I tender to the House, therefore, an alternative. I place this Petition at their disposal. If they choose to fix absolutely on a time certain for considering and deciding the question of reception, so that this shall take precedence of the other debate, they will then have this day, as usual, for its appropriate business of the general presentation of petitions. But if they decide, as heretofore, to lay the question of reception on the table, then I shall feel myself constrained to take the floor upon another of these Petitions, and to keep it, as under the late decision of the House I have a right to do, until I have fully debated the whole subject-matter. If the effect of this shall be to exclude all other petitions for the day, I cannot help it. Be the responsibility on their heads who raise this novel and extraordinary question of reception, going to the unconstitutional abridgment, as I conceive, of the great right of petition inherent in the People of the United States.
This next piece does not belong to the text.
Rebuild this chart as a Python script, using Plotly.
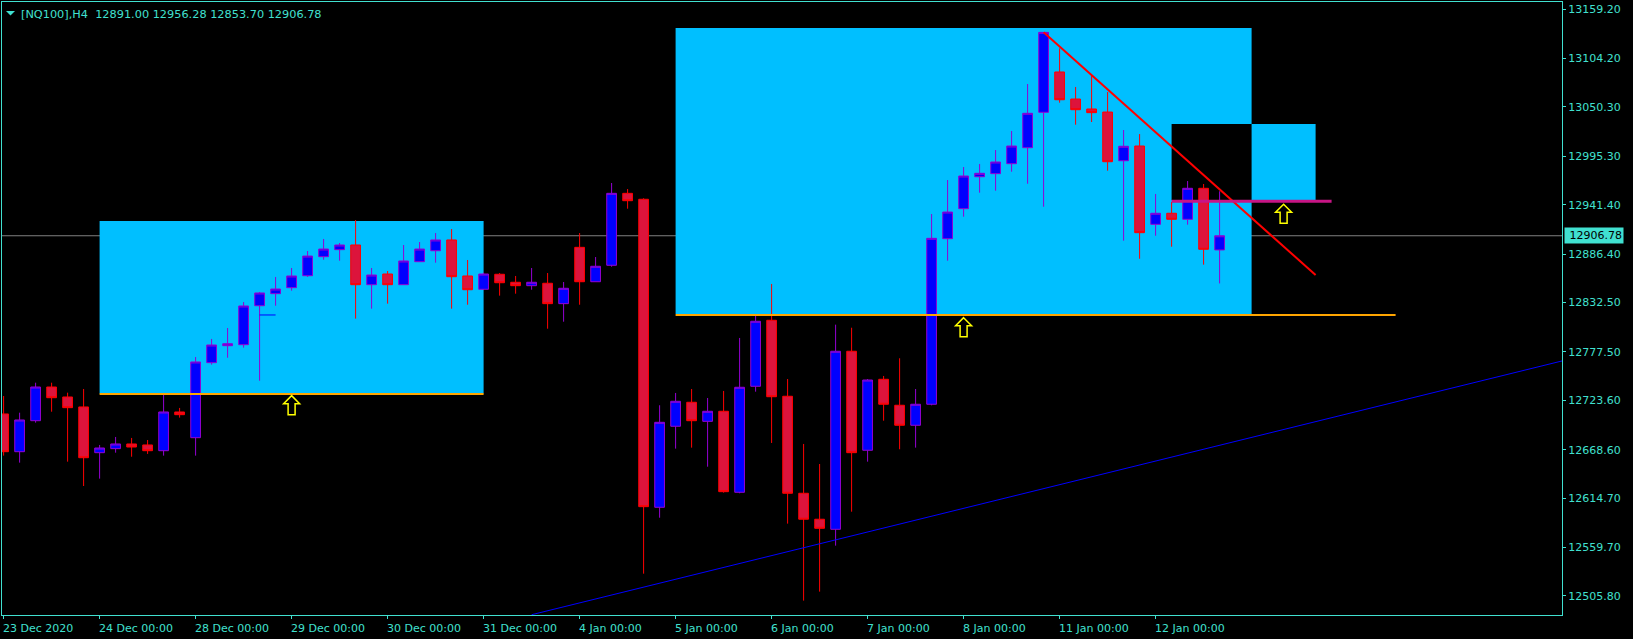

[The question, Shall this petition be received? was then, at the motion of a gentleman from South Carolina, (Mr. HAMMOND) laid on the table; when Mr. CUSHING resumed the floor and said:]

I now present to the House a Petition signed by inhabitants of Amesbury, in the State of Massachusetts, among the subscribers to which are persons whom I know and avouch to be citizens of the United States. They pray for the abolition of slavery and the slave trade in the District of Columbia, and in the Territories under the jurisdiction of the United States. I make the preliminary motion that it be received; and, upon that motion, I proceed to express my views to the House.

Steering clear of all the inflammable matter intruded into these debates, gauging myself to the standard of the most absolute moderation, and resolutely tying down my thoughts to the real point in issue, what I propose to examine is the single naked question of the constitutional right of petition, as involved in the disposition of these petitions.